No question the guy can recruit. But someone that would know has stated their NIL last season was 10 times what UF spent. That makes it a lot easier to "recruit"
But do these kids know that Baton Rouge is not NoLa? I think that every Gator recruit knows that Gainesville is not South Beach.
Only one Gator alum ever has been an MVP in MLB. On the last day of one season, he fell to second place in the league in batting average, which kept him from winning the triple crown. He finished first in his league that season in HR, RBI, runs, slugging and total bases. He still holds the franchise record for season RBI. He had Hall of Fame stats for his career, but retired after seven seasons because of injuries. He later became the only former MVP to earn MLB Executive of the Year.
Al Rosen? Only with UF for a semester before leaving for Minor League ball. Spent 4 years serving in the Navy during WW II, which shortened MLB career. Imagine baseball players making that sacrifice now? Ted Williams and many others did at that time. Indians actually cut his pay by $5,000 after fifth straight 100 RBI season. That and back probs forced his retirement to become a financial broker for 20 years until going back to baseball as a front office exec. Interesting player. Shortened career and being Jewish at that time in US history likely hurt his fame as a player.

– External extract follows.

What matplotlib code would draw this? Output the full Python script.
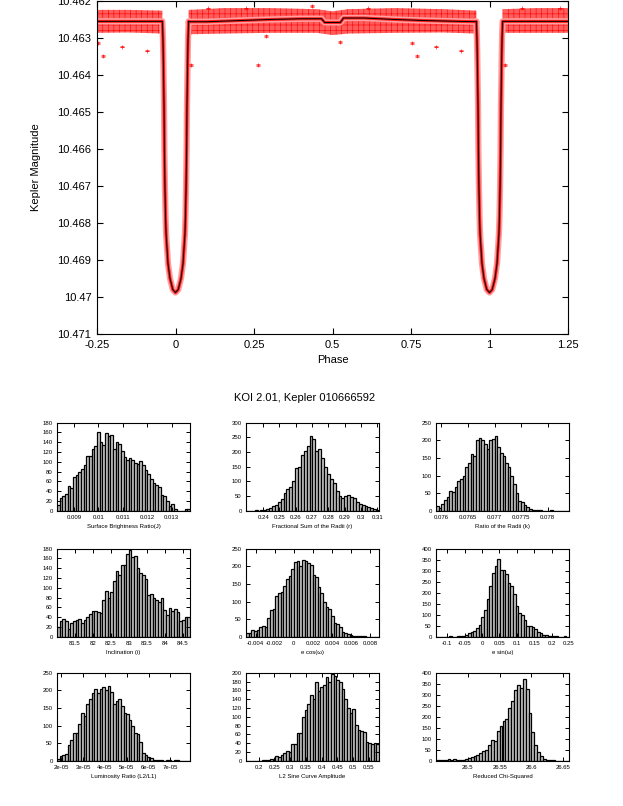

Al Rosen was at UF one Fall term. Did he ever play varsity ball for UF? But great trivia question. Even better than my "Who was the last Gator basketball player to wear #41 as a Gator?" It wasn't Neal Walk. Norm Sloan screwed it up for one game.
By the way, Stephen Ross, Dolphin Owner and billionaire, was at UF almost 2 years before transferring to Michigan. If we can count Al Rosen, we should count him as a famous Gator as well.
If he really learns to pitch with a well located fastball (the confidence to use his velo) then IMHO his splitter and the threat of it becomes even greater.